The Justice Select Committee has told the EU to go back to the drawing board with its plans to revamp European data protection laws.

The EU proposals include plans to change out-of-date data regulations due to increased use of the web and other technologies, and would standardise data protection across the continent.
“The 27 EU Member States have implemented the 1995 rules differently, resulting in divergences in enforcement. A single law will do away with the current fragmentation and costly administrative burdens and … help reinforce consumer confidence in online services,” the EU said when it launched the proposals at the beginning of the year.
The UK’s Justice Select Committee has published a report into the proposals and slammed the plans as being far too prescriptive because they would impose more regulation on the UK.
Although the committee accepts changes are needed because existing laws were drawn up before the web became prevalent, it said the plans wouldn’t work.
The Commission needs to go back to the drawing board and devise a regime which is much less prescriptive
“The current data protection laws for general and commercial purposes need to be updated, as they do not account for the digital world,” said Sir Alan Beith MP, chairman of the committee.
“However, we agree with the Information Commissioner’s assessment that the system set out in the draft Regulation ‘cannot work’ and is ‘a regime which no-one will pay for’. The Commission needs to go back to the drawing board and devise a regime which is much less prescriptive.”

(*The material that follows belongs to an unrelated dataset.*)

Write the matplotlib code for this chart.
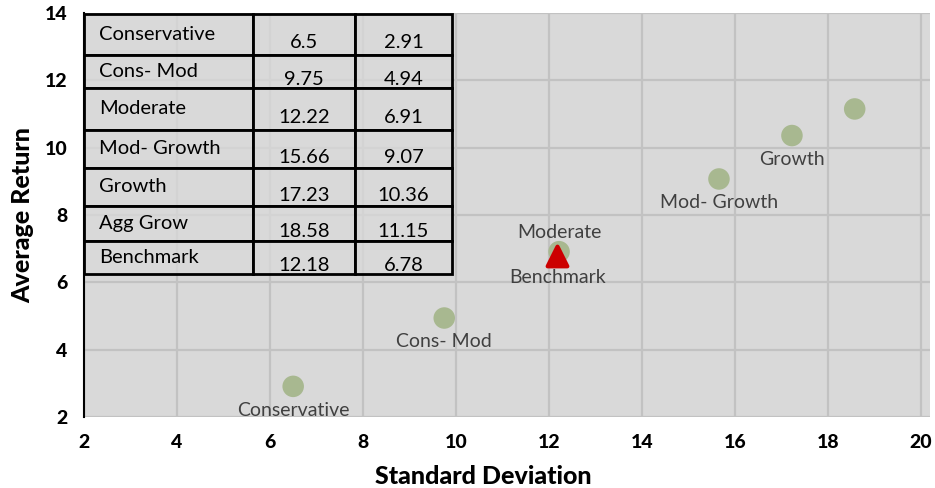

Under the proposals, web companies would need “affirmative action” from consumers before they could process data on them, similar to the cookie consent system.
The draft regulation also sets out regulations that would see consumers have the right to access their personal data, have it rectified or erased, to object to processing and not to be subject to profiling.
According to the committee, the plans are flawed because they “do not allow for flexibility or discretion for businesses or other organisations which hold personal data, or for data protection authorities”.
Instead of an overriding set of laws, the committee believes compliance should be entrusted to each individual country’s data protection authorities.
However, the committee conceded that the proposed directive could benefit smaller companies that want to operate in multiple countries in the Eurozone.
“Currently a firm would have to deal with 27 separate sets of domestic legislation, and may be put off by the potential legal costs of complying with each,” Beith said.
“Whilst multinationals can take on this burden, small firms cannot. If the draft Regulation is passed, this worry will be removed as the law in Romania will be the same as in Sweden, and indeed within the UK itself.”
Law enforcement
As well as seeking clarification on how the regulation would impact business, the committee also said the draft should be changed to make it clearer that law enforcement agencies would not be included in the data protection proposals, with profiling just one tool used by the police.
“We have been told that the draft Directive does not apply to domestic processing by law enforcement agencies within the UK. This needs to be placed beyond doubt,” Beith said.
“It needs to be made clear that the Directive must not impact on the ability of the police to use common law powers to pass on information in the interests of crime prevention and public protection.”